Azad turns three later this summer, and last week we learned that she won lottery admission to our family’s top choice “3K” program. New York is unique among American cities for having not just universal pre-k for four-year-olds, but also a large number of free public seats for three-year-olds, an enormous help to families in a city that sucks money out of us like a cosmopolitan leech.1
Entering in the so-called “3k lottery” was a surprisingly encouraging experience … as much as a game-of-chance system for access to public services can be, anyway. Sheila and I have 30+ years of professional experience in and around public schools between us, and those decades had fostered more suspicion than trust. And yet, we were delighted by things we saw in every public 3k we visited: French-immersion for littles; indoor greenhouses; many a paint-covered finger. The night before applications were due this March, Sheila practically dared me to rank the nine dissimilar programs we had visited together.
I swallowed, ranked, and showed her my list.
Hers was identical. Identical!2
We’re still basking in this increasingly rare moment of civic functionality, not to mention family values symmetry. At the same time, I’m hyper-aware that near-universal accessibility to early childhood education is unusual in this country.
For parents in NYC who have this option, though, GET ON IT! Childcare is impossibly expensive, but all-day public 3K is available here for almost everyone who wants it. You just have to:
Sign up for the 3K lottery on myschools.nyc, during the same calendar year when your kid turns three;
Identify school options (this is the hardest part) through word of mouth, the map on the aforementioned website, play groups, message boards, Facebook, WhatsApp, you know, wherever other parents commune and carp;
Visit some schools; and
Submit a ranked list through the website before the deadline.
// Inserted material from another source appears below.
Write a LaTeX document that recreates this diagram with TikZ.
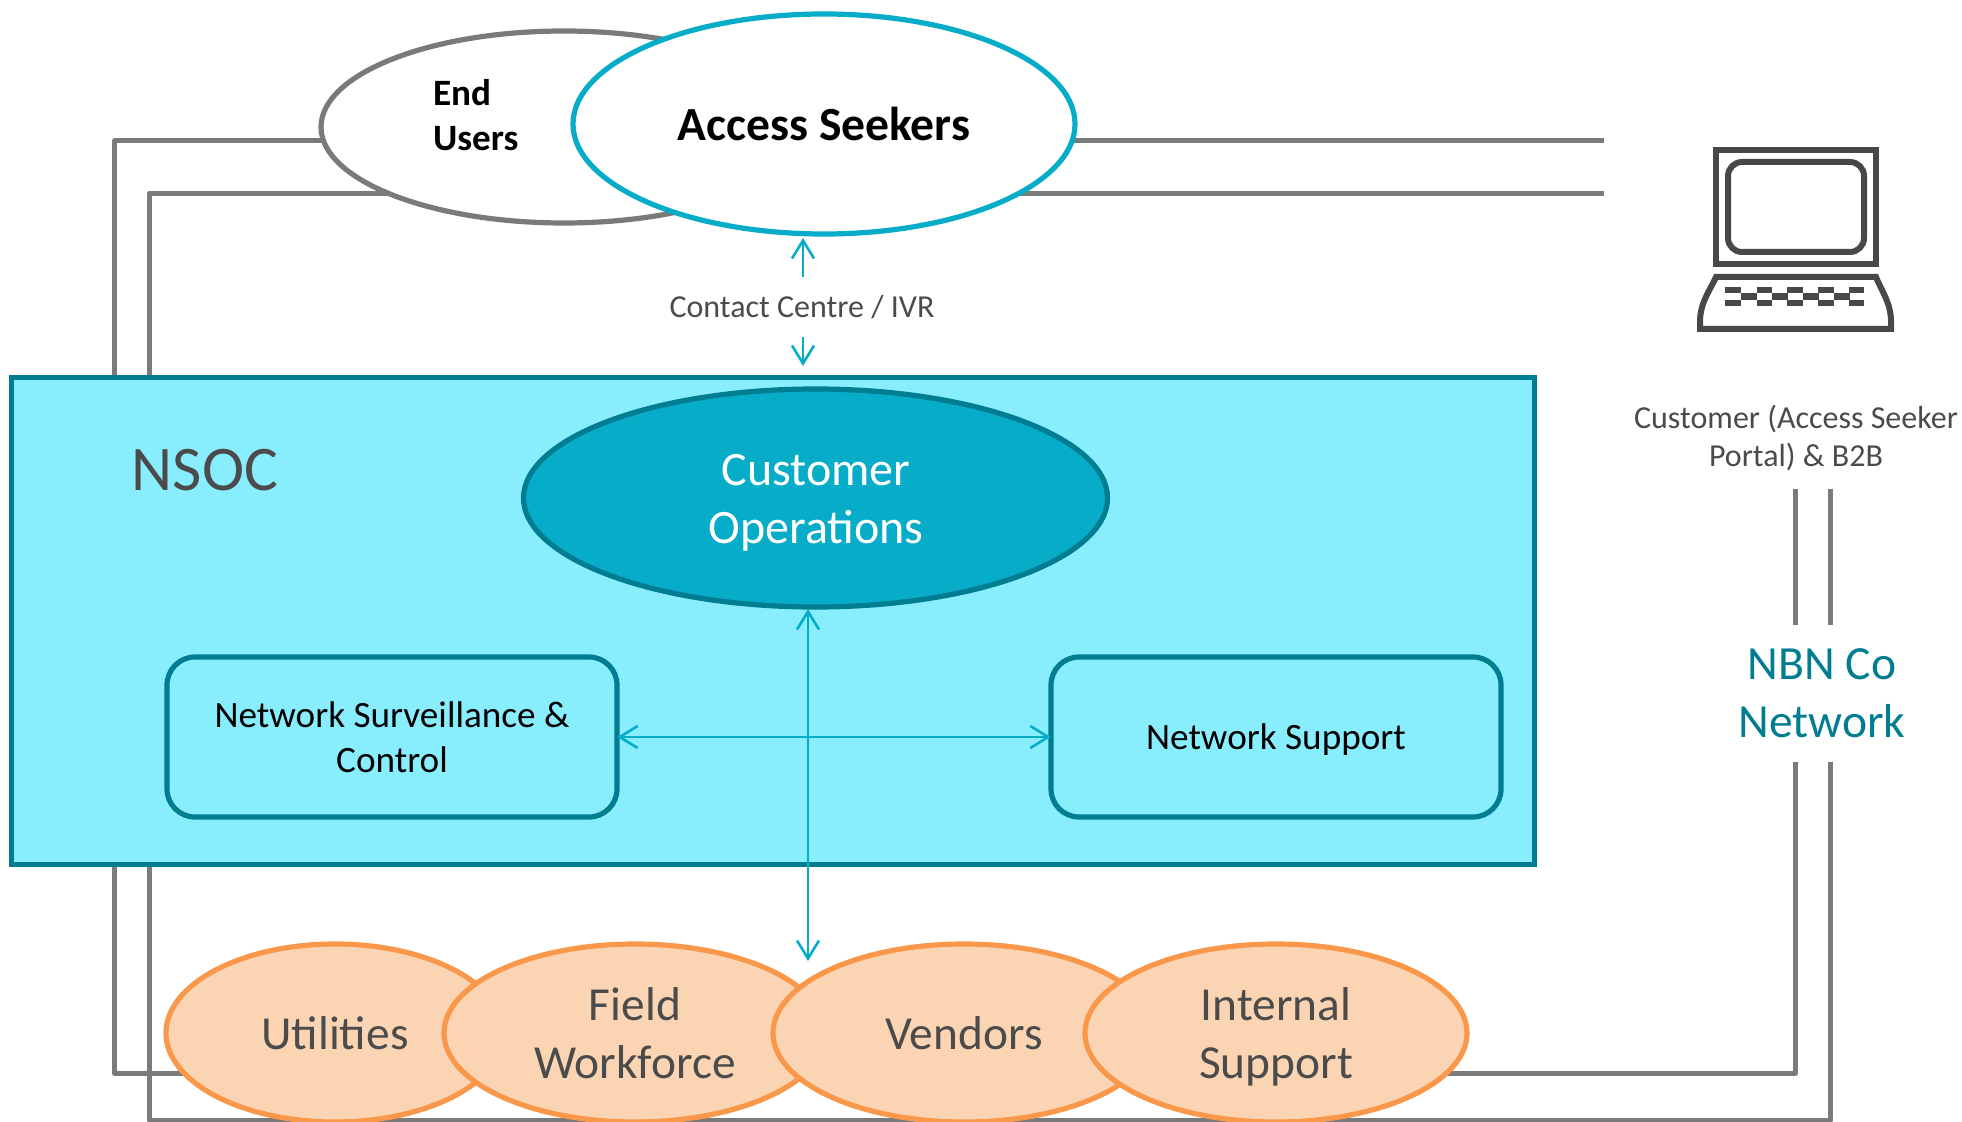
\documentclass[tikz,border=0pt]{standalone}
\usepackage{fontspec}
\setmainfont{Carlito}
\usetikzlibrary{shapes.geometric,arrows.meta}
\definecolor{rectfill}{HTML}{88EEFD}
\definecolor{teal}{HTML}{007D91}
\definecolor{cyanmid}{HTML}{06ACC8}
\definecolor{orangeline}{HTML}{F9984A}
\definecolor{orangefill}{HTML}{FBD4B4}
\definecolor{wire}{HTML}{7A7A7A}
\definecolor{ink}{HTML}{4B4B4B}
\definecolor{icon}{HTML}{484848}
\newdimen\pxu \pxu=0.5pt
\tikzset{
  wireline/.style={draw=wire,line width=2.5pt,line join=round},
  flow/.style={draw=cyanmid,line width=1.3pt,-{Straight Barb[length=9pt,width=11pt,line width=1.3pt]}},
  flowboth/.style={draw=cyanmid,line width=1.3pt,{Straight Barb[length=9pt,width=11pt,line width=1.3pt]}-{Straight Barb[length=9pt,width=11pt,line width=1.3pt]}},
  oval/.style={ellipse,inner sep=0pt,align=center},
  partner/.style={oval,draw=orangeline,fill=orangefill,line width=2.6pt,text=ink,minimum height=178\pxu,font=\fontsize{23.7}{28.8}\selectfont},
  team/.style={draw=teal,fill=rectfill,line width=2.6pt,rounded corners=14pt,minimum width=450\pxu,minimum height=160\pxu,align=center,inner sep=0pt,text=black,font=\fontsize{18.6}{22.5}\selectfont},
  iconline/.style={draw=icon,line width=3pt},
}
\begin{document}
\begin{tikzpicture}[x=0.5pt,y=-0.5pt]
\useasboundingbox (0,0) rectangle (1962,1122);
% free ends of the wires
\coordinate (a1) at (1604,141);
\coordinate (a2) at (114.5,141);
\coordinate (a3) at (114.5,1073);
\coordinate (a4) at (1795.5,1073);
\coordinate (a5) at (1795.5,762);
\coordinate (a6) at (1795.5,625);
\coordinate (a7) at (1795.5,489);
\coordinate (b1) at (1604,194);
\coordinate (b2) at (149,194);
\coordinate (b3) at (149,1120);
\coordinate (b4) at (1830,1120);
\coordinate (b5) at (1830,762);
\coordinate (b6) at (1830,625);
\coordinate (b7) at (1830,489);
\draw[wireline] (a1) -- (a2) -- (a3) -- (a4) -- (a5);
\draw[wireline] (b1) -- (b2) -- (b3) -- (b4) -- (b5);
\draw[wireline] (a6) -- (a7);
\draw[wireline] (b6) -- (b7);
% top ellipses
\node[oval,draw=wire,fill=white,line width=2.6pt,minimum width=486\pxu,minimum height=192\pxu] (endusers) at (564,127) {};
\node[anchor=west,align=left,text=black,font=\fontsize{18.6}{22.5}\selectfont\bfseries] (endlabel) at (426,115) {End\\Users};
\node[oval,draw=cyanmid,fill=white,line width=2.6pt,minimum width=502\pxu,minimum height=220\pxu,text=black,font=\fontsize{23.8}{28}\selectfont\bfseries] (seekers) at (824,124) {Access Seekers};
% NSOC
\node[draw=teal,fill=rectfill,line width=2.5pt,minimum width=1523\pxu,minimum height=486\pxu,inner sep=0pt] (nsoc) at (773,621) {};
\node[text=ink,font=\fontsize{31.8}{36}\selectfont] (nsoclabel) at (205,470) {NSOC};
\node[oval,draw=teal,fill=cyanmid,line width=2.6pt,minimum width=584\pxu,minimum height=218\pxu] (custops) at (815.5,498) {};
\node[text=white,align=center,font=\fontsize{24}{29}\selectfont] (custlabel) at (816,503) {Customer\\Operations};
\node[team] (surv) at (392,737) {Network Surveillance \&\\Control};
\node[team] (supp) at (1276,737) {};
\node[text=black,font=\fontsize{18.6}{22.5}\selectfont] (supplabel) at (1276,740) {Network Support};
% partners
\node[partner,minimum width=338\pxu] (util) at (335,1033) {Utilities};
\node[partner,minimum width=382\pxu] (field) at (635,1033) {Field\\Workforce};
\node[partner,minimum width=382\pxu] (vend) at (964,1033) {Vendors};
\node[partner,minimum width=382\pxu] (internal) at (1276,1033) {};
\node[text=ink,align=center,font=\fontsize{23.7}{28.8}\selectfont] (intlabel) at (1276,1037) {Internal\\Support};
% arrows
\node[text=ink,font=\fontsize{16}{19}\selectfont] (contact) at (802,307) {Contact Centre / IVR};
\coordinate (c1) at (803,277);
\coordinate (c2) at (803,337);
\coordinate (c3) at (803,238);
\coordinate (c4) at (803,366);
\draw[flow] (c1) -- (c3);
\draw[flow] (c2) -- (c4);
\coordinate (d1) at (808,609);
\coordinate (d2) at (808,961);
\draw[flowboth] (d1) -- (d2);
\draw[flowboth,shorten <=-1.2pt,shorten >=-1.2pt] (surv.east) -- (supp.west);
% right labels
\node[text=ink,align=center,font=\fontsize{16}{18.8}\selectfont] (portal) at (1796,438) {Customer (Access Seeker\\Portal) \& B2B};
\node[text=teal,align=center,font=\fontsize{23.8}{28.8}\selectfont] (nbn) at (1822,693) {NBN Co\\Network};
% laptop icon
\draw[iconline] (1716,150) rectangle (1876,264);
\draw[iconline,rounded corners=7pt] (1728,162) rectangle (1864,252);
\draw[iconline,line join=miter] (1716,277) -- (1876,277) .. controls (1882,292) and (1891,303) .. (1891,322) -- (1891,329) -- (1700,329) -- (1700,322) .. controls (1700,303) and (1709,292) .. (1716,277) -- cycle;
\foreach \x in {1725.3,1756.5,1787.3,1818.3,1849}{
  \fill[icon] (\x,287) rectangle ++(15.3,6);
  \fill[icon] (\x,300) rectangle ++(15.3,6);
}
\foreach \x in {1740.6,1771.8,1802.6,1833.6}{
  \fill[icon] (\x,293) rectangle ++(16,7);
}
\end{tikzpicture}
\end{document}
Harder than it needs to be? Yes. But better than it could be? Also yes.
I’m trying to keep this post somewhat positive, so I’ll just footnote the fact that the city continues to try to decimate this program in favor of adding EVEN MORE COPS; and that 6% of the families who applied for schools got none of their options, which seems kind of ridiculous, given the resources available for other things like, oh I don’t know, cops.
What are the chances? Shout out to actually sharing values!
Sometimes shit works... wonderfully. Congrats! And best always to your awesome family.